FISCAL AUSTERITY OR IS IT SOCIAL DESTRUCTION???

Fiscal Austerity means that the state  must engage in “fiscal consolidation.” In economic parlance, this implies that the state must cut spending and increase taxes in order to “service” its debt by reducing its annual deficit. Thus, the ‘conditions’ for receiving a loan demand “fiscal austerity” measures being implemented by the debtor nation. This is supposedly a way for the lender to ensure that their loans are met with appropriate measures to deal with the debt. The objective, purportedly, is to reduce expenditure (spending) and increase revenue (income), allowing for more money to pay off the debt.

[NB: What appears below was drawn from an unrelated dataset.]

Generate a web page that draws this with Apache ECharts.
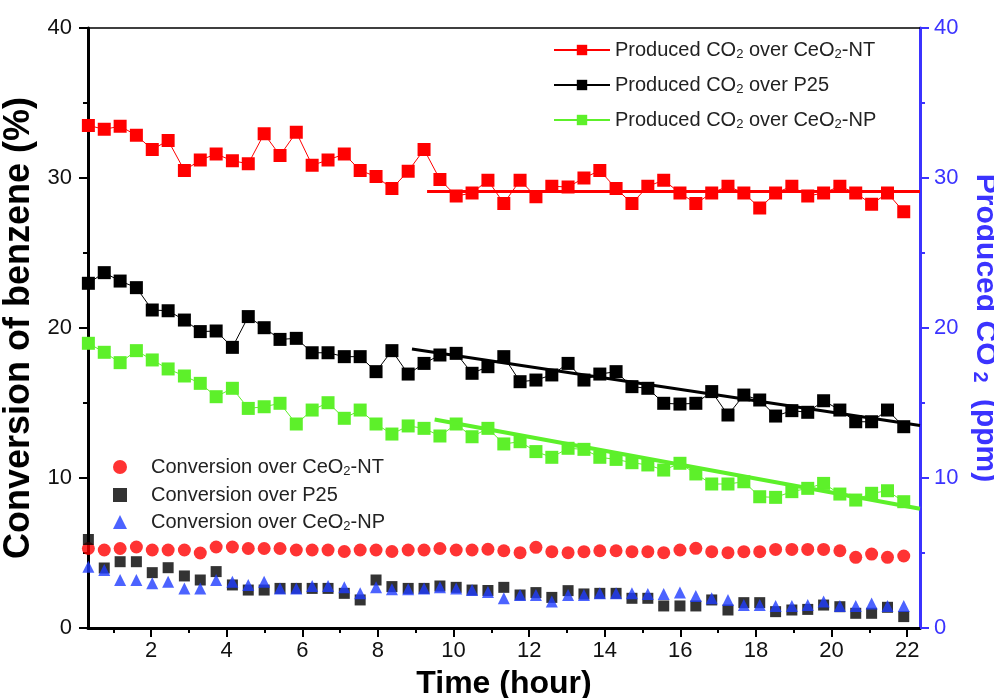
<!DOCTYPE html>
<html>
<head>
<meta charset="utf-8">
<script src="https://cdn.jsdelivr.net/npm/echarts@6/dist/echarts.min.js"></script>
<style>
html,body{margin:0;padding:0;background:#fff;}
#chart{width:994px;height:698px;}
</style>
</head>
<body>
<div id="chart"></div>
<script>
// ---- data ----
const times = [0.34, 0.76, 1.18, 1.61, 2.03, 2.45, 2.88, 3.30, 3.72, 4.15, 4.57, 4.99, 5.41, 5.84, 6.26, 6.68, 7.11, 7.53, 7.95, 8.37, 8.80, 9.22, 9.64, 10.07, 10.49, 10.91, 11.33, 11.76, 12.18, 12.60, 13.03, 13.45, 13.87, 14.30, 14.72, 15.14, 15.56, 15.99, 16.41, 16.83, 17.26, 17.68, 18.10, 18.52, 18.95, 19.37, 19.79, 20.22, 20.64, 21.06, 21.48, 21.91];

const co2NT = [33.5, 33.25, 33.45, 32.85, 31.9, 32.5, 30.5, 31.2, 31.6, 31.15, 30.95, 32.95, 31.5, 33.05, 30.85, 31.2, 31.6, 30.5, 30.1, 29.3, 30.45, 31.9, 29.9, 28.8, 29.0, 29.85, 28.3, 29.85, 28.75, 29.45, 29.4, 30.0, 30.5, 29.3, 28.3, 29.45, 29.85, 29.0, 28.3, 29.0, 29.45, 29.0, 28.0, 29.0, 29.45, 28.8, 29.0, 29.45, 29.0, 28.25, 29.0, 27.75];
const co2P25 = [22.98, 23.69, 23.13, 22.69, 21.2, 21.15, 20.53, 19.76, 19.8, 18.71, 20.76, 20.02, 19.24, 19.31, 18.35, 18.35, 18.09, 18.09, 17.09, 18.49, 16.93, 17.64, 18.2, 18.31, 16.98, 17.42, 18.09, 16.42, 16.53, 16.87, 17.64, 16.53, 16.93, 17.09, 16.09, 15.98, 14.98, 14.93, 14.98, 15.76, 14.2, 15.53, 15.2, 14.13, 14.49, 14.38, 15.15, 14.53, 13.75, 13.75, 14.53, 13.42];
const co2NP = [18.98, 18.38, 17.69, 18.49, 17.87, 17.27, 16.8, 16.31, 15.42, 15.98, 14.64, 14.75, 14.98, 13.6, 14.53, 15.02, 13.98, 14.53, 13.6, 12.93, 13.47, 13.31, 12.8, 13.6, 12.75, 13.31, 12.27, 12.42, 11.76, 11.38, 11.98, 11.91, 11.38, 11.24, 11.02, 10.87, 10.53, 10.98, 10.27, 9.6, 9.6, 9.75, 8.75, 8.71, 9.09, 9.31, 9.64, 8.93, 8.53, 8.98, 9.15, 8.42];

const convNT = [5.3, 5.2, 5.3, 5.4, 5.2, 5.2, 5.2, 5.0, 5.4, 5.4, 5.3, 5.3, 5.3, 5.2, 5.2, 5.2, 5.1, 5.2, 5.2, 5.1, 5.2, 5.2, 5.3, 5.2, 5.2, 5.25, 5.15, 5.02, 5.38, 5.09, 5.02, 5.09, 5.15, 5.15, 5.09, 5.09, 5.02, 5.2, 5.31, 5.09, 5.02, 5.09, 5.09, 5.24, 5.24, 5.24, 5.24, 5.15, 4.71, 4.93, 4.71, 4.8];
const convP25 = [5.9, 4.0, 4.42, 4.42, 3.69, 4.02, 3.47, 3.2, 3.76, 2.87, 2.53, 2.53, 2.64, 2.64, 2.64, 2.64, 2.31, 1.87, 3.2, 2.76, 2.64, 2.64, 2.8, 2.71, 2.53, 2.5, 2.71, 2.2, 2.36, 2.04, 2.49, 2.27, 2.31, 2.31, 1.98, 1.98, 1.47, 1.47, 1.47, 1.87, 1.2, 1.69, 1.69, 1.09, 1.2, 1.24, 1.53, 1.42, 0.98, 0.98, 1.38, 0.76];
const convNP = [4.09, 3.87, 3.2, 3.2, 2.98, 3.09, 2.64, 2.64, 3.2, 3.09, 2.87, 3.09, 2.64, 2.64, 2.8, 2.8, 2.71, 2.31, 2.71, 2.58, 2.58, 2.64, 2.71, 2.64, 2.53, 2.4, 1.98, 2.2, 2.2, 1.76, 2.2, 2.2, 2.31, 2.31, 2.31, 2.27, 2.27, 2.36, 2.13, 1.98, 1.87, 1.53, 1.53, 1.47, 1.47, 1.53, 1.76, 1.47, 1.47, 1.64, 1.47, 1.47];

// linear fits (start/end)
const fitNTx = [9.3, 22.34];  const fitNTy = [29.1, 29.1];
const fitP25x = [8.9, 22.34]; const fitP25y = [18.6, 13.5];
const fitNPx = [9.5, 22.34];  const fitNPy = [13.9, 7.95];

const xMajorTicks = [2, 4, 6, 8, 10, 12, 14, 16, 18, 20, 22];
const xMinorTicks = [1, 3, 5, 7, 9, 11, 13, 15, 17, 19, 21];
const xMin = 0.33, xMax = 22.34;

const names = {
  co2NT: 'Produced CO2 over CeO2-NT',
  co2P25: 'Produced CO2 over P25',
  co2NP: 'Produced CO2 over CeO2-NP',
  convNT: 'Conversion over CeO2-NT',
  convP25: 'Conversion over P25',
  convNP: 'Conversion over CeO2-NP'
};

// ---- build ----
const FONT = 'Liberation Sans';
const RED = '#ff0000', BLACK = '#000000', GREEN = '#5df02a', BLUE = '#1f3cff', AXBLUE = '#3b33ff';

function pairs(xs, ys) { return xs.map((x, i) => [x, ys[i]]); }
function richName(n) {
  const parts = n.split(/O2/);
  let s = '';
  parts.forEach((p, i) => {
    s += '{n|' + p + (i < parts.length - 1 ? 'O' : '') + '}';
    if (i < parts.length - 1) s += '{s|2}';
  });
  return s;
}
const richStyle = {
  n: { fontSize: 20, fontFamily: FONT, color: '#222', lineHeight: 22 },
  s: { fontSize: 13, fontFamily: FONT, color: '#222', lineHeight: 10, verticalAlign: 'bottom' }
};

const chart = echarts.init(document.getElementById('chart'), null, { renderer: 'canvas' });

function co2Series(name, ys, color) {
  return {
    name: name, type: 'line', xAxisIndex: 0, yAxisIndex: 1,
    data: pairs(times, ys),
    symbol: 'rect', symbolSize: 13,
    lineStyle: { color: color, width: 1 },
    itemStyle: { color: color },
    z: 3
  };
}
function fitSeries(xs, ys, color, w) {
  return {
    type: 'line', xAxisIndex: 0, yAxisIndex: 1,
    data: pairs(xs, ys), symbol: 'none', silent: true,
    lineStyle: { color: color, width: w }, z: 4
  };
}
function convSeries(name, ys, color, sym, size) {
  return {
    name: name, type: 'scatter', xAxisIndex: 0, yAxisIndex: 0,
    data: pairs(times, ys), symbol: sym, symbolSize: size,
    itemStyle: { color: color }, z: 3
  };
}

const option = {
  animation: false,
  backgroundColor: '#ffffff',
  grid: { left: 88, right: 74, top: 28, bottom: 70, containLabel: false, outerBoundsMode: 'none' },
  legend: [
    {
      data: [names.co2NT, names.co2P25, names.co2NP],
      orient: 'vertical', left: 548, top: 35,
      itemWidth: 56, itemHeight: 13, itemGap: 14,
      formatter: richName,
      textStyle: { rich: richStyle, fontSize: 20, fontFamily: FONT }
    },
    {
      data: [names.convNT, names.convP25, names.convNP],
      orient: 'vertical', left: 108, top: 452,
      itemWidth: 14, itemHeight: 14, itemGap: 7,
      formatter: richName,
      textStyle: { rich: richStyle, fontSize: 20, fontFamily: FONT, padding: [0, 0, 0, 19] }
    }
  ],
  xAxis: [
    {
      type: 'value', min: xMin, max: xMax, position: 'bottom',
      axisLine: { show: true, onZero: false, lineStyle: { color: BLACK, width: 3 } },
      axisTick: { show: true, inside: false, length: 9, customValues: xMajorTicks, lineStyle: { color: BLACK, width: 2 } },
      axisLabel: { show: true, customValues: xMajorTicks, fontSize: 22, fontFamily: FONT, color: '#111', margin: 12 },
      splitLine: { show: false },
      name: 'Time (hour)', nameLocation: 'middle', nameGap: 40,
      nameTextStyle: { fontSize: 32, fontWeight: 'bold', fontFamily: FONT, color: '#000' }
    },
    {
      type: 'value', min: xMin, max: xMax, position: 'bottom',
      axisLine: { show: false, onZero: false },
      axisTick: { show: true, inside: false, length: 5, customValues: xMinorTicks, lineStyle: { color: BLACK, width: 2 } },
      axisLabel: { show: false },
      splitLine: { show: false }
    },
    {
      type: 'value', min: xMin, max: xMax, position: 'top',
      axisLine: { show: true, onZero: false, lineStyle: { color: BLACK, width: 1.5 } },
      axisTick: { show: false }, axisLabel: { show: false }, splitLine: { show: false }
    }
  ],
  yAxis: [
    {
      type: 'value', min: 0, max: 40, interval: 10, position: 'left',
      axisLine: { show: true, onZero: false, lineStyle: { color: BLACK, width: 3 } },
      axisTick: { show: true, inside: false, length: 9, lineStyle: { color: BLACK, width: 2 } },
      minorTick: { show: true, splitNumber: 2, length: 5, lineStyle: { color: BLACK, width: 2 } },
      axisLabel: { fontSize: 22, fontFamily: FONT, color: '#111', margin: 16 },
      splitLine: { show: false }, minorSplitLine: { show: false },
      name: 'Conversion of benzene (%)', nameLocation: 'middle', nameGap: 42, nameRotate: 90,
      nameTextStyle: { fontSize: 36, fontWeight: 'bold', fontFamily: FONT, color: '#000' }
    },
    {
      type: 'value', min: 0, max: 40, interval: 10, position: 'right',
      axisLine: { show: true, onZero: false, lineStyle: { color: AXBLUE, width: 3 } },
      axisTick: { show: true, inside: false, length: 9, lineStyle: { color: AXBLUE, width: 2 } },
      minorTick: { show: true, splitNumber: 2, length: 5, lineStyle: { color: AXBLUE, width: 2 } },
      axisLabel: { fontSize: 22, fontFamily: FONT, color: AXBLUE, margin: 14 },
      splitLine: { show: false }, minorSplitLine: { show: false },
      name: '{a|Produced CO}{b|2}{a| (ppm)}', nameLocation: 'middle', nameGap: 30, nameRotate: -90,
      nameTextStyle: {
        color: AXBLUE,
        rich: {
          a: { fontSize: 30, fontWeight: 'bold', fontFamily: FONT, color: AXBLUE, lineHeight: 32 },
          b: { fontSize: 20, fontWeight: 'bold', fontFamily: FONT, color: AXBLUE, lineHeight: 16, verticalAlign: 'bottom', padding: [0, 8, 0, 6] }
        }
      }
    }
  ],
  series: [
    convSeries(names.convNT, convNT, RED, 'circle', 13),
    convSeries(names.convP25, convP25, BLACK, 'rect', 11),
    convSeries(names.convNP, convNP, BLUE, 'triangle', 12),
    co2Series(names.co2NT, co2NT, RED),
    co2Series(names.co2P25, co2P25, BLACK),
    co2Series(names.co2NP, co2NP, GREEN),
    fitSeries(fitNTx, fitNTy, RED, 3),
    fitSeries(fitP25x, fitP25y, BLACK, 3),
    fitSeries(fitNPx, fitNPy, GREEN, 4)
  ]
};
chart.setOption(option);
</script>
</body>
</html>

However, as with most economic concepts, the reality is far different than the theoretical implications of “fiscal austerity.” In fact, ‘fiscal austerity’ is a state-implemented program of social destruction, or ‘social genocide’. Such austerity measures include cutting social spending, which means no more health care, education, social services, welfare, pensions, etc. This directly implies a massive wave of layoffs from the public sector, as those who worked in health care, education, social services, etc., have their jobs eliminated. This, naturally, creates a massive growth in poverty rates, with the jobless and homeless rates climbing dramatically. Simultaneously, of course, taxes are raised drastically, so that in a social situation in which the middle and lower classes are increasingly impoverished, they are then over-taxed. This creates a further drain of wealth, and consumption levels go down, further driving production levels downward, and (local) private businesses cannot compete with foreign multinational conglomerates, and so businesses close and more lay-offs take place. After all, without a market for consumption, there is no demand for production.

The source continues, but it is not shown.